I did meet Dixon, 17 years old, who came to the streets three months ago because there wasn’t enough money to send him to school. He lives in a nearby compound, a ghetto area which doesn’t have proper water or sanitation, and frequent and prolonged power outages. I connected with him for a bit, partly because he was able to communicate well in English, and partly because his circumstance was heartbreaking, especially from a parents perspective. I just shared with him how his mom is probably so worried for him, and that its not too late to go home. Sometimes it’s just putting an arm around these kids, and letting them know that we care, because God cares. Having children of your own sometimes allows you a glimpse into God’s heart for us.
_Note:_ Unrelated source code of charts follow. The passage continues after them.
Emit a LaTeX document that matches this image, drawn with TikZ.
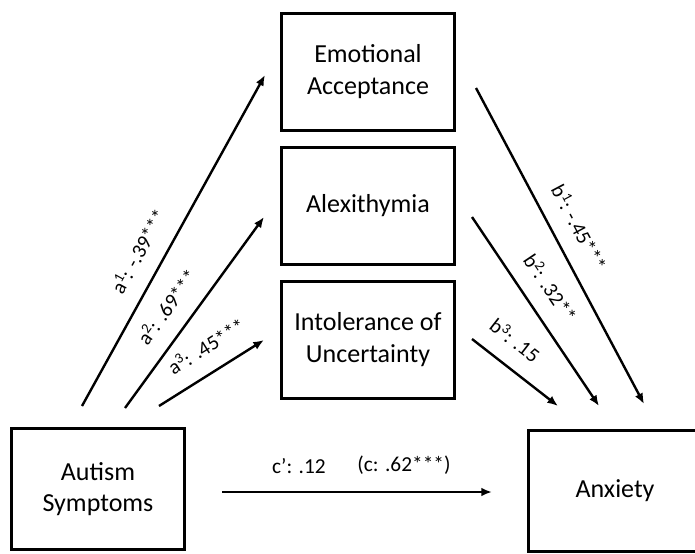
\documentclass[tikz,border=0pt]{standalone}
\usepackage{fontspec}
\setmainfont{Carlito}
\usetikzlibrary{arrows.meta,positioning}

\tikzset{
  var/.style={draw, line width=2.25pt, minimum width=129.75pt, minimum height=87.75pt,
    align=center, font=\fontsize{19.5}{23.5}\selectfont},
  eff/.style={-{Latex[length=8pt,width=6.5pt]}, line width=1.8pt},
  lab/.style={font=\fontsize{16}{19}\selectfont},
  coef/.style={lab, font=\fontsize{15.5}{18}\selectfont, sloped, above=9pt},
}

\begin{document}
\begin{tikzpicture}[x=0.75pt, y=-0.75pt, node distance=10.5pt]
    \useasboundingbox (0,0) rectangle (695,553);
    % mediators
    \node[var] (emo) at (368,71.5) {Emotional\\Acceptance};
    \node[var, below=of emo] (alex) {Alexithymia};
    \node[var, below=of alex] (unc) {Intolerance of\\Uncertainty};
    % predictor and outcome
    \node[var, minimum height=90.75pt] (aut) at (98,489) {Autism\\Symptoms};
    \node[var, minimum height=90.75pt] (anx) at (615,491) {Anxiety};
    % path ends
    \coordinate (a1s) at (82,406);  \coordinate (a1e) at (265,75);
    \coordinate (a2s) at (125,408); \coordinate (a2e) at (264,217);
    \coordinate (a3s) at (159,406); \coordinate (a3e) at (264,340);
    \coordinate (b1s) at (476,88);  \coordinate (b1e) at (644,404);
    \coordinate (b2s) at (472,217); \coordinate (b2e) at (599,406);
    \coordinate (b3s) at (472,339); \coordinate (b3e) at (558,406);
    \coordinate (cs) at (222,492);  \coordinate (ce) at (492,492);
    % a paths
    \draw[eff] (a1s) -- node[coef, pos=.43] {a\textsuperscript{1}: -.39***} (a1e);
    \draw[eff] (a2s) -- node[coef, pos=.45] {a\textsuperscript{2}: .69***} (a2e);
    \draw[eff] (a3s) -- node[coef, pos=.58] {a\textsuperscript{3}: .45***} (a3e);
    % b paths
    \draw[eff] (b1s) -- node[coef, pos=.48] {b\textsuperscript{1}: -.45***} (b1e);
    \draw[eff] (b2s) -- node[coef, pos=.45] {b\textsuperscript{2}: .32**} (b2e);
    \draw[eff] (b3s) -- node[coef, pos=.32] {b\textsuperscript{3}: .15} (b3e);
    % direct path
    \draw[eff] (cs) -- node[lab, pos=.285, anchor=base, yshift=14pt] {c': .12}
        node[lab, pos=.674, anchor=base, yshift=15.5pt] {(c: .62***)} (ce);
\end{tikzpicture}
\end{document}
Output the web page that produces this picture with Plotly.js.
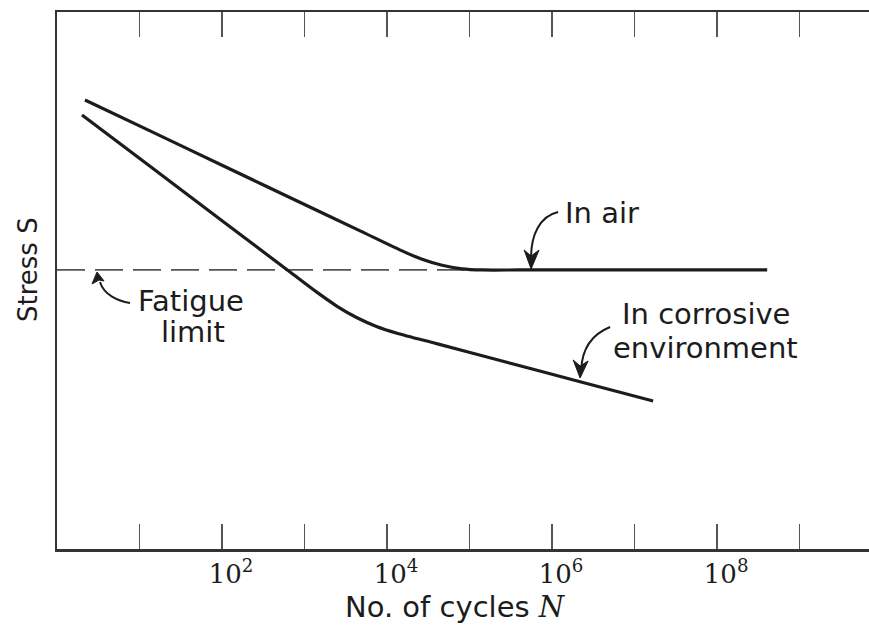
<!DOCTYPE html>
<html>
<head>
<meta charset="utf-8">
<script src="https://cdn.plot.ly/plotly-3.0.1.min.js"></script>
<style>html,body{margin:0;padding:0;background:#fff;}#chart{width:869px;height:629px;}</style>
</head>
<body>
<div id="chart"></div>
<script>
// Values (x as log10 of N, y in arbitrary stress units 0-100)
const airLogN  = [0.339, 1.127, 2.0, 3.006, 3.673, 4.182, 4.424, 4.667, 4.909, 5.152, 5.6, 6.5, 7.5, 8.606];
const airS     = [83.61, 77.86, 71.47, 64.12, 59.24, 55.51, 53.97, 52.85, 52.18, 51.96, 51.96, 51.96, 51.96, 51.96];
const corrLogN = [0.303, 1.127, 2.0, 2.824, 3.152, 3.394, 3.636, 3.879, 4.121, 4.6, 5.370, 6.339, 7.224];
const corrS    = [80.82, 71.27, 61.14, 51.58, 47.78, 45.20, 43.07, 41.40, 40.19, 38.24, 35.10, 31.15, 27.56];
const fatigueLogN = [0, 5.0];
const fatigueS    = [51.96, 51.96];
const labelExponents = [2, 4, 6, 8];
const tickLabels = ["10<sup>2</sup>", "10<sup>4</sup>", "10<sup>6</sup>", "10<sup>8</sup>"];
const minorExponents = [1, 3, 5, 7, 9];

const toN = a => a.map(v => Math.pow(10, v));
const P = (lx, y) => Math.pow(10, lx).toFixed(4) + "," + y;

const ink = "#1c1c1c";
const sans = "DejaVu Sans, sans-serif";

const traces = [
  {x: toN(fatigueLogN), y: fatigueS, mode: "lines", line: {color: "#555", width: 1.8, dash: "28px,10px"}, hoverinfo: "skip"},
  {x: toN(airLogN), y: airS, mode: "lines", line: {color: ink, width: 3.2, shape: "spline", smoothing: 0.8}, name: "In air"},
  {x: toN(corrLogN), y: corrS, mode: "lines", line: {color: ink, width: 3.2, shape: "spline", smoothing: 0.8}, name: "In corrosive environment"}
];

function arrow(c, head) {
  const body = "M" + P(c[0][0], c[0][1]) + " C" + P(c[1][0], c[1][1]) + " " + P(c[2][0], c[2][1]) + " " + P(c[3][0], c[3][1]);
  const hd = "M" + P(head[0][0], head[0][1]) + " L" + P(head[1][0], head[1][1]) + " L" + P(head[2][0], head[2][1]) + " L" + P(head[3][0], head[3][1]) + " Z";
  return [
    {type: "path", xref: "x", yref: "y", path: body, line: {color: ink, width: 2}},
    {type: "path", xref: "x", yref: "y", path: hd, line: {color: ink, width: 1}, fillcolor: ink}
  ];
}

const shapes = [].concat(
  arrow([[6.073, 62.76], [5.855, 62.01], [5.733, 58.57], [5.745, 53.45]],
        [[5.745, 52.14], [5.661, 55.68], [5.745, 54.56], [5.842, 55.68]]),
  arrow([[6.703, 41.34], [6.521, 40.22], [6.364, 37.99], [6.352, 33.33]],
        [[6.339, 31.84], [6.255, 35.20], [6.339, 34.08], [6.436, 35.01]]),
  arrow([[0.885, 45.81], [0.739, 46.18], [0.570, 47.30], [0.521, 49.72]],
        [[0.485, 51.58], [0.424, 49.35], [0.509, 50.09], [0.570, 49.91]])
);

const annFont = {family: sans, size: 29, color: ink};
const annotations = [
  {x: 6.133, y: 62.57, text: "In air", xanchor: "left", yanchor: "middle", showarrow: false, font: annFont},
  {x: 7.867, y: 43.76, text: "In corrosive", xanchor: "center", yanchor: "middle", showarrow: false, font: annFont},
  {x: 7.855, y: 37.43, text: "environment", xanchor: "center", yanchor: "middle", showarrow: false, font: annFont},
  {x: 1.618, y: 46.18, text: "Fatigue", xanchor: "center", yanchor: "middle", showarrow: false, font: annFont},
  {x: 1.648, y: 40.41, text: "limit", xanchor: "center", yanchor: "middle", showarrow: false, font: annFont},
  // axis titles
  {xref: "paper", yref: "paper", x: 0.491, y: -0.108, xanchor: "center", yanchor: "middle", showarrow: false, borderpad: 0,
   text: "No. of cycles <i style='font-family:DejaVu Serif'>N</i>", font: {family: sans, size: 29, color: ink}},
  {xref: "paper", yref: "paper", x: -0.0357, y: 0.5196, xanchor: "center", yanchor: "middle", showarrow: false, textangle: -90,
   text: "Stress S", font: {family: sans, size: 26, color: ink}}
];

const layout = {
  width: 869, height: 629,
  margin: {l: 57, r: 0, t: 12, b: 80},
  paper_bgcolor: "#fff", plot_bgcolor: "#fff",
  showlegend: false,
  xaxis: {
    type: "log", range: [0, 9.84],
    showline: true, linecolor: "#333", linewidth: 2.5, mirror: "ticks",
    ticks: "inside", ticklen: 25, tickwidth: 1.5, tickcolor: "#555",
    tickmode: "array", tickvals: toN(labelExponents), ticktext: tickLabels,
    minor: {tickmode: "array", tickvals: toN(minorExponents), ticks: "inside", ticklen: 25, tickwidth: 1.5, tickcolor: "#555", showgrid: false},
    tickfont: {family: "DejaVu Serif, serif", size: 26, color: ink},
    ticklabelshift: 9,
    showgrid: false, zeroline: false
  },
  yaxis: {
    range: [0, 100],
    showline: true, linecolor: "#333", linewidth: 2.5, mirror: false,
    ticks: "", showticklabels: false, showgrid: false, zeroline: false
  },
  shapes: shapes,
  annotations: annotations
};

Plotly.newPlot("chart", traces, layout, {displayModeBar: false, staticPlot: true});
</script>
</body>
</html>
Two other boys that I spoke to were Abraham, long time street kid and friend, and joshua, who had spent time off the streets and has just come back. Abraham is mister Jiggy, who sports a fashionable Afro and two large faux diamond earrings, and Joshua, well, a smile that would light up a Colgate ad.
Joe finally got up, and I was able to put my arm around him and talk with him some more. Joe has heart, what you see is what you get, kind of like some of the guys I ran with in the Lower East Side back in the late 80s. But he is struggling. His life seems to be falling apart. He kept apologizing to me because of the state that I found him in, and I kept reassuring him that it’s quite alright. Remember this guy in your prayers. He’s street tough, but God tendered.
I’m grateful that Jesus is the one that found me, in the midst of my life, and pain and loneliness. Im glad he continued, because if it were up to me, I’d still be in a rut, or worse. And that’s what keeps me going out to these kids. First, the understanding that I am loved by God. And second, I love Him back and go where He wants me to go because I love Him.
Please remember Joe in your prayer time. He was very sorry for the state I found him in. He kept apologizing and I had to reassure him that he’s done nothing wrong, or at least our friendship hasn’t been affected. I meet with him for coffee on my turf every couple of weeks, and I feel like God is getting through to his heart. There is something phenomenal that God wants to do in and through his life that will affect that community of street children.